Bitcoin mining costs have reached new heights as miners anticipate long-term price increases for the cryptocurrency. Despite a tough year with declining revenues and rising production costs, miners have been expanding their operations, betting on a positive future for Bitcoin.

According to CoinShares’ Q3 report, the average cash cost per Bitcoin has risen to $49,500 in the second quarter, up from $47,200 in the first quarter. When factoring in other expenses like depreciation and stock-based compensation, the estimate increases to approximately $96,100. This highlights the increasing reliance on favorable Bitcoin prices for mining profitability.

In addition to the rising costs, miners have faced challenges in accessing credit, particularly after the collapse of FTX and with interest rates on the rise. This has led miners to explore alternative funding sources like share issuance, which has sometimes frustrated investors due to shareholder dilution.

Miners are turning to advanced models to forecast profitability based on varying conditions. For example, a piecewise exponential model that considers factors like stranded gas suggests that while hashrate growth will continue, it will eventually slow down due to physical and energy limitations. The total network hashrate could reach 765 EH/s by the year’s end, with a theoretical limit projected to be reached by 2050 under sustainable energy strategies. Hash prices, a measure of profitability, are expected to remain between $32 and $50 per PH/day until the next Bitcoin halving in 2028.

To supplement revenue, many mining firms are diversifying into areas like artificial intelligence (AI). Fee revenue alone is unlikely to sustain mining profitability at current levels, so miners need to explore other avenues. The report suggests that fees would need to account for about 70% of daily issuance for miners to generate returns comparable to direct Bitcoin investment, which is a challenging target given historical averages. This highlights the industry’s focus on cost efficiency and revenue diversification as profit margins shrink.
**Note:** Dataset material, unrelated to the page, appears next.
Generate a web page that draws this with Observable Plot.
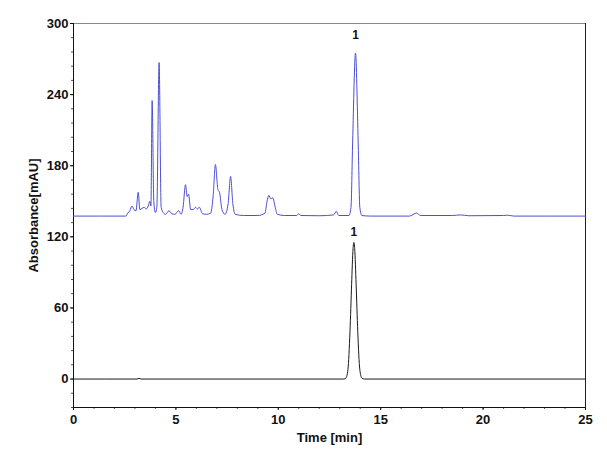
<!DOCTYPE html>
<html><head><meta charset="utf-8">
<script src="https://cdn.jsdelivr.net/npm/d3@7"></script>
<script src="https://cdn.jsdelivr.net/npm/@observablehq/plot@0.6"></script>
<style>body{margin:0;background:#fff}</style>
</head><body><div id="chart"></div>
<script>
// Blue trace (upper chromatogram)
const blueTime = [0,2.55,2.65,2.75,2.86,2.95,3.05,3.16,3.24,3.35,3.45,3.55,3.65,3.73,3.78,3.84,3.92,4.0,4.07,4.18,4.28,4.4,4.5,4.66,4.8,4.95,5.14,5.25,5.35,5.47,5.55,5.62,5.72,5.85,5.96,6.05,6.14,6.3,6.5,6.7,6.82,6.93,7.05,7.13,7.25,7.4,7.55,7.67,7.78,7.9,8.3,9.0,9.35,9.45,9.54,9.63,9.73,9.85,9.95,10.3,10.9,11.0,11.1,12.0,12.7,12.83,12.95,13.45,13.55,13.63,13.77,13.9,13.98,14.08,14.5,16.4,16.75,16.95,18.5,18.9,19.3,21.0,21.2,21.5,25];
const blueAbs  = [137.5,137.5,140,142,146,143,142,157.5,143,144,145,143.5,146,150,146,235,150,140.5,145,267,145,140,139,142,139.5,139,142,139,145,164,154,156,143,143,145,143.5,145,139.5,139,140,155,181,160,157.5,143,139,148,171,148,139,138,138,140,150,155,152,153,145,139,138,138,139.5,138,137.8,138.5,141.5,138,138,145,200,275,200,145,138,137.5,137.5,140,138,138,138.5,137.8,138,138.3,137.5,137.5];
// Black trace (lower chromatogram)
const blackTime = [0,3.1,3.2,3.3,13.2,13.3,13.4,13.5,13.58,13.65,13.69,13.73,13.8,13.88,13.98,14.08,14.2,25];
const blackAbs  = [0,0,0.6,0,0,0.8,8,40,80,110,115.3,110,80,40,8,0.8,0,0];
// Peak labels
const labelTime = [13.77, 13.69];
const labelAbs  = [290, 124];
const labelText = ["1", "1"];
// Ticks
const xTicks = [0,5,10,15,20,25];
const yTicks = [0,60,120,180,240,300];

const blue = blueTime.map((t,i)=>({t, v: blueAbs[i]}));
const black = blackTime.map((t,i)=>({t, v: blackAbs[i]}));
const labels = labelTime.map((t,i)=>({t, v: labelAbs[i], s: labelText[i]}));
const xMinor = d3.range(0, 25.01, 1);
const yMinor = d3.range(-24, 300.01, 12);

const chart = Plot.plot({
  width: 607, height: 461,
  marginLeft: 73, marginRight: 22, marginTop: 23, marginBottom: 54,
  style: {fontFamily: "Arial, 'Liberation Sans', sans-serif", fontSize: "13px", fontWeight: "bold", color: "#111", background: "#fff"},
  x: {domain: [0, 25]},
  y: {domain: [-24, 300]},
  marks: [
    Plot.axisX({ticks: xMinor, tickSize: 2, tickFormat: () => "", label: null, stroke: "#555"}),
    Plot.axisY({ticks: yMinor, tickSize: 2, tickFormat: () => "", label: null, stroke: "#555"}),
    Plot.axisX({ticks: xTicks, tickSize: 3, tickPadding: 4, label: "Time [min]", labelAnchor: "center", labelArrow: "none", labelOffset: 34, fontSize: 13}),
    Plot.axisY({ticks: yTicks, tickSize: 3, tickPadding: 2, label: "Absorbance[mAU]", labelAnchor: "center", labelArrow: "none", labelOffset: 45, fontSize: 13}),
    Plot.ruleY([300], {stroke: "#888"}),
    Plot.ruleX([25], {stroke: "#222"}),
    Plot.ruleX([0], {stroke: "#111"}),
    Plot.ruleY([-24], {stroke: "#111"}),
    Plot.line(black, {x: "t", y: "v", stroke: "#1a1a1a", strokeWidth: 1, curve: "monotone-x"}),
    Plot.line(blue, {x: "t", y: "v", stroke: "#4d4dd6", strokeWidth: 1, curve: "monotone-x"}),
    Plot.text(labels, {x: "t", y: "v", text: "s", fontSize: 12, fontWeight: "bold", fill: "#111"})
  ]
});
document.getElementById("chart").appendChild(chart);
</script>
</body></html>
Capital efficiency is a crucial metric for the industry as investors become more skeptical of high operational costs and shareholder dilution. Some miners have managed to keep production costs low through optimized energy strategies, while others require assistance in managing high operational expenditures. As the mining industry evolves, only miners who can effectively control costs, secure reliable energy sources, and strategically access capital will likely survive in this challenging environment.